MPF pede que União indenize em R$ 5 milhões por ataques à memória de João Cândido
Ação aponta que manifestações da Marinha violam anistia legal e ferem direito à memória e à igualdade racial
POLÍTICAO Ministério Público Federal (MPF) acionou a Justiça e pediu a condenação da União ao pagamento de R$ 5 milhões por danos morais coletivos, em razão de manifestações oficiais da Marinha do Brasil que, segundo o órgão, atacam a memória do marinheiro João Cândido Felisberto, líder da Revolta da Chibata. Para o MPF, declarações recentes da Força Naval violam a anistia concedida ao ex-marinheiro por lei federal e afrontam direitos constitucionais, como a preservação da memória histórica e a igualdade racial.
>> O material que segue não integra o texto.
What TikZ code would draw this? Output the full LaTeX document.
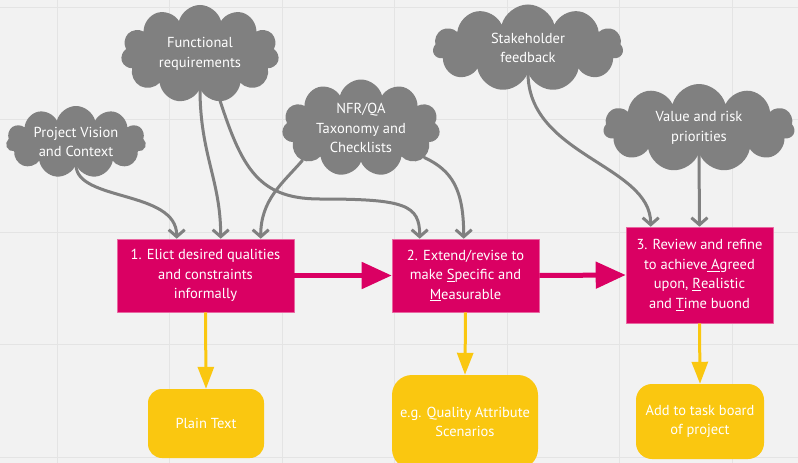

A ação tem como pano de fundo uma carta enviada em 2024 pelo comandante da Marinha, almirante Marcos Olsen, ao presidente da Comissão de Cultura da Câmara dos Deputados, Aliel Machado (PV-PR). No documento, o comandante explicou os motivos pelos quais a Força Naval se posicionava contra um projeto de lei que propunha a inclusão de João Cândido no Livro dos Heróis e Heroínas da Pátria.
Segundo o MPF, o conteúdo da carta extrapola uma simples divergência historiográfica e representa a reafirmação de um juízo oficial de reprovação já superado pela Lei nº 11.756/2008, que concedeu anistia póstuma e definitiva a João Cândido e aos demais participantes da Revolta da Chibata.
“Apesar da Lei 11.756/2008, a Marinha disseminou ataque à memória de João Cândido, cuja materialização reside na manifestação de repúdio à tentativa de transformá-lo em herói nacional e em manifestações posteriores”, sustenta o MPF na ação. Para o órgão, o objetivo do processo é garantir o direito à memória e promover medidas de reparação em favor do que classifica como um herói nacional.
Após o posicionamento público do comandante da Marinha, em abril de 2024, o MPF passou a questionar formalmente a instituição. Em resposta, a Força Naval encaminhou ofícios administrativos reafirmando que João Cândido teria cometido atos de indisciplina e violência, com base no que chamou de “fatos históricos”.
Posteriormente, ao ser alvo de recomendação para que se abstivesse de novas manifestações sobre o tema, a Marinha afirmou não identificar qualquer irregularidade, classificando suas declarações como uma “perspectiva histórica”. Para o MPF, no entanto, essas respostas demonstram a continuidade de uma postura institucional que esvazia os efeitos da anistia concedida por lei.
Na avaliação do órgão, a legislação impede que o próprio Estado mantenha juízos oficiais de reprovação contra pessoas anistiadas. Ao sustentar manifestações que desqualificam João Cândido, a Marinha estaria violando princípios como a dignidade da pessoa humana, a igualdade racial e o direito à memória, entendido como parte do patrimônio cultural brasileiro. Esse conjunto de fatores, segundo o MPF, configura dano moral coletivo.
“A anistia conferida pela Lei nº 11.756/2008 não consiste em meras palavras ao vento. Trata-se de um reforço atual, concreto e contemporâneo da condição de anistiado de João Cândido Felisberto e de seus companheiros”, afirma o MPF. O órgão sustenta ainda que a reparação é necessária para preservar a memória do chamado Almirante Negro, de seus familiares, da população negra e da sociedade brasileira como um todo.
Procurada para informar se a União já foi formalmente citada no processo e qual será a linha de defesa, a Advocacia-Geral da União (AGU) ainda não se manifestou.
Almirante Negro e a Revolta da Chibata
Conhecido como Almirante Negro, João Cândido Felisberto liderou a Revolta da Chibata, em 1910, no Rio de Janeiro. O movimento foi protagonizado por marinheiros, majoritariamente negros, que se rebelaram contra a aplicação de castigos físicos dentro da Marinha, prática que persistia mesmo após a abolição da escravidão.
João Cândido ingressou na Marinha aos 14 anos, em 1895, período em que o recrutamento forçado era comum. Permaneceu na Força Naval por 15 anos e, segundo registros funcionais, foi castigado ao menos nove vezes, preso em celas solitárias “a pão e água” e rebaixado duas vezes da patente de cabo para marinheiro.
Livro dos Heróis e Heroínas da Pátria
O Livro dos Heróis e Heroínas da Pátria, também conhecido como Livro de Aço, reúne nomes considerados fundamentais para a história do Brasil. O documento está sob guarda do Panteão da Pátria, na Praça dos Três Poderes, em Brasília, e inclui personalidades como Tiradentes, Chico Mendes e Machado de Assis.